Venezuela, Oil & Power: The Real Story Behind Maduro’s Capture

The Real Story Behind Maduro’s Capture

The reported capture of Venezuelan President Nicolás Maduro by US forces marks one of the most dramatic escalations in Washington’s long confrontation with Caracas. While the legal justifications offered by the United States focus on narcotics trafficking and weapons charges, the deeper story lies elsewhere; in oil, power, and the long shadow of geopolitical rivalry in the Western Hemisphere. This was not merely an arrest. It was a statement.

A Shock Operation with Global Ripples

Explosions across Caracas in the early hours of Saturday, strikes on air bases and ports, and the sudden disappearance of Venezuela’s president created confusion both inside the country and abroad. US President Donald Trump confirmed that Maduro and his wife had been flown out in a military operation conducted alongside US law enforcement. Yet key details, where Maduro is being held, how the operation unfolded, and whether there were casualties remain unclear.

Venezuela’s government has demanded proof that Maduro is alive and declared a national emergency, deploying its armed forces amid fears of further escalation.
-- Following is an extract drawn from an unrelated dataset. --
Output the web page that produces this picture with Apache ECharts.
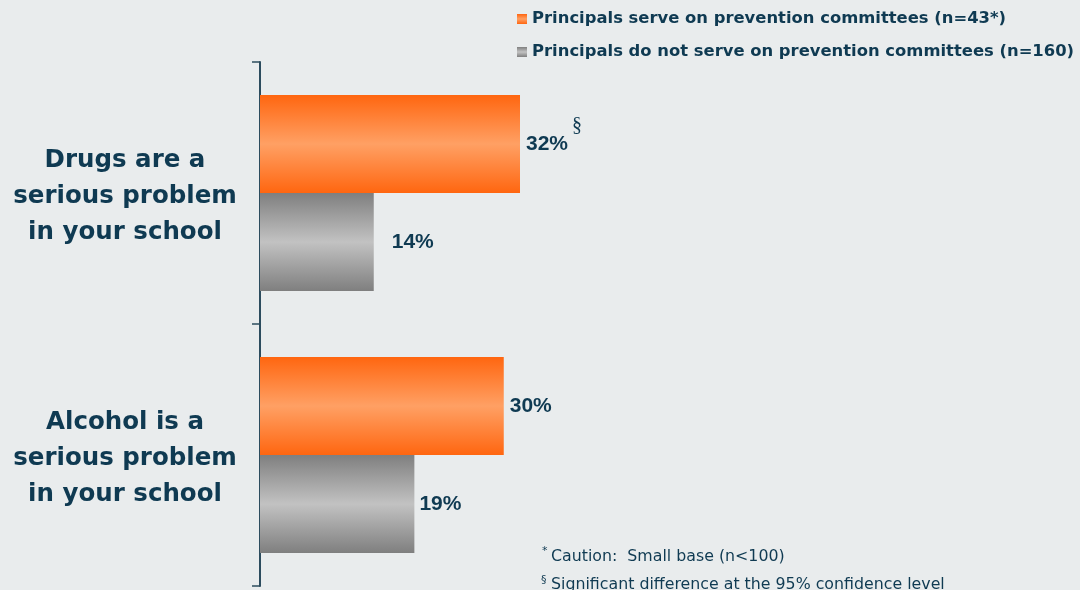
<!DOCTYPE html>
<html>
<head>
<meta charset="utf-8">
<script src="https://cdn.jsdelivr.net/npm/echarts@6/dist/echarts.min.js"></script>
<style>
  html, body { margin: 0; padding: 0; background: #e9eced; }
  #chart { width: 1080px; height: 590px; }
</style>
</head>
<body>
<div id="chart"></div>
<script>
  // data
  var categories = ['Drugs are a\nserious problem\nin your school', 'Alcohol is a\nserious problem\nin your school']
  var serveValues = [32, 30]
  var notServeValues = [14, 19]
  var seriesNames = ['Principals serve on prevention committees (n=43*)', 'Principals do not serve on prevention committees (n=160)']
  var footnotes = ['Caution:  Small base (n<100)', 'Significant difference at the 95% confidence level']

  var textColor = '#0f3a52'
  var wideFont = '"DejaVu Sans", Verdana, sans-serif'

  function vGrad (edge, mid) {
    return new echarts.graphic.LinearGradient(0, 0, 0, 1, [
      {offset: 0, color: edge},
      {offset: 0.5, color: mid},
      {offset: 1, color: edge}
    ])
  }

  var chart = echarts.init(document.getElementById('chart'))
  chart.setOption({
    backgroundColor: '#e9eced',
    animation: false,
    textStyle: {fontFamily: 'Liberation Sans, Arial, sans-serif'},
    legend: {
      orient: 'vertical',
      left: 512,
      top: 6,
      itemWidth: 10,
      itemHeight: 10,
      itemGap: 17,
      icon: 'rect',
      data: seriesNames,
      textStyle: {color: textColor, fontSize: 16.4, fontWeight: 'bold', fontFamily: wideFont}
    },
    grid: {left: 260, right: 7.5, top: 62, bottom: 4},
    xAxis: {
      type: 'value',
      min: 0,
      max: 100,
      show: false
    },
    yAxis: {
      type: 'category',
      inverse: true,
      data: categories,
      axisLine: {lineStyle: {color: '#2c4c5e', width: 2}},
      axisTick: {show: true, length: 8, lineStyle: {color: '#2c4c5e', width: 1.5}},
      axisLabel: {
        align: 'center',
        margin: 135,
        // a short empty first line nudges the block down a little
        formatter: function (v) {
          return '{s| }\n' + v.split('\n').map(function (l) { return '{a|' + l + '}' }).join('\n')
        },
        rich: {
          s: {lineHeight: 8, fontSize: 4},
          a: {
            color: textColor,
            fontSize: 24.5,
            fontWeight: 'bold',
            fontFamily: wideFont,
            lineHeight: 36,
            align: 'center'
          }
        }
      }
    },
    series: [
      {
        name: seriesNames[0],
        type: 'bar',
        data: serveValues,
        barWidth: 98,
        barGap: '0%',
        itemStyle: {color: vGrad('#ff6610', '#ffa064')},
        label: {
          show: true,
          position: 'right',
          distance: 6,
          formatter: '{c}%',
          color: textColor,
          fontSize: 21,
          fontWeight: 'bold'
        }
      },
      {
        name: seriesNames[1],
        type: 'bar',
        data: notServeValues.map(function (v, i) {
          return i === 0 ? {value: v, label: {distance: 18}} : v
        }),
        barWidth: 98,
        barGap: '0%',
        itemStyle: {color: vGrad('#7f7f7f', '#c2c2c2')},
        label: {
          show: true,
          position: 'right',
          distance: 5,
          formatter: '{c}%',
          color: textColor,
          fontSize: 21,
          fontWeight: 'bold'
        }
      }
    ],
    graphic: [
      {
        type: 'text', left: 572, top: 116,
        style: {text: '§', fill: textColor, font: '20px "Liberation Serif", serif'}
      },
      {
        type: 'text', left: 542, top: 546,
        style: {text: '*', fill: textColor, font: '11px ' + wideFont}
      },
      {
        type: 'text', left: 551, top: 549,
        style: {text: footnotes[0], fill: textColor, font: '15.8px ' + wideFont}
      },
      {
        type: 'text', left: 541, top: 575,
        style: {text: '§', fill: textColor, font: '11px ' + wideFont}
      },
      {
        type: 'text', left: 551, top: 577,
        style: {text: footnotes[1], fill: textColor, font: '15.8px ' + wideFont}
      }
    ]
  })
</script>
</body>
</html>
The lack of verified information has only deepened uncertainty, feeding speculation and fear across the region.

Why Venezuela Matters More Than Ever

At the heart of this crisis is energy. Venezuela holds the largest proven oil reserves in the world, estimated at 303–304 billion barrels, accounting for nearly 19 percent of global reserves. At current domestic consumption levels, the country could theoretically sustain itself on its oil for 800 to 1,300 years. No other nation comes close to that scale of long-term energy security.

Control over such reserves has always shaped Venezuela’s relations with the United States. For decades, Washington tolerated authoritarianism in Caracas so long as oil flowed freely. That equation changed when Hugo Chávez, and later Maduro, weaponised oil as a tool of political independence and aligned Venezuela with US adversaries.

Sanctions Failed, Pressure Escalated

US sanctions were meant to cripple Maduro’s regime economically and politically. Instead, they entrenched it. Venezuela’s economy collapsed, but the leadership survived, adapting through illicit trade networks and closer ties with countries like Iran, Russia, and China.

In recent months, Washington shifted gears. US naval forces expanded their presence in the Caribbean, striking vessels allegedly involved in drug trafficking. Reports indicate that around 15,000 US Navy personnel and 11 warships were deployed in and around Venezuelan waters, effectively tightening a maritime noose that also restricted oil trade.

Maduro’s capture appears to be the culmination of this pressure strategy, a move designed to remove the man without formally declaring war.

Oil, Iran, and a Pattern of Confrontation

There is another uncomfortable pattern. Iran and Venezuela together hold roughly 29 percent of the world’s oil reserves, and the United States has had direct military confrontations with both. In each case, Washington framed its actions around security threats, terrorism, drugs, regional instability, while critics argue that energy dominance remains the unspoken driver.

The overlap is hard to ignore. Countries with vast hydrocarbon wealth that resist US influence often find themselves under sanctions, covert operations, or outright military pressure.

The Legal Case and Its Limits

US prosecutors have charged Maduro and his wife with narco-terrorism, cocaine trafficking, and weapons offences. A $50 million bounty had long been offered for information leading to his arrest. Washington insists this was a law enforcement operation, not regime change.

Yet arresting a sitting head of state through military force, without international authorisation, pushes the boundaries of international law. Even US allies have reacted cautiously. While the European Union reiterated that Maduro lacks democratic legitimacy, it stressed the need to respect legal norms. Russia, Iran, Cuba, and Colombia were far blunter, condemning the operation as an act of aggression.

A Dangerous Precedent

Beyond Venezuela, the implications are sobering. If powerful states begin capturing foreign leaders under the banner of criminal justice, the distinction between law enforcement and warfare collapses. Smaller nations may see this as proof that sovereignty offers little protection when strategic interests are at stake.

For Latin America, the operation revives painful memories of Cold War interventions. For the wider world, it raises a sharper question: is this about justice or about who controls the world’s most valuable resources?

What Comes Next

Washington claims no further military action is planned. That assurance may do little to calm a country now leaderless and on edge. Venezuela’s armed forces remain intact, its allies are watching closely, and global oil markets are already reacting.

Maduro’s capture may close one chapter, but it opens a far more volatile one where energy, power, and precedent collide. The real test will not be whether the United States can justify what it has done, but whether the world is willing to accept it as the new normal.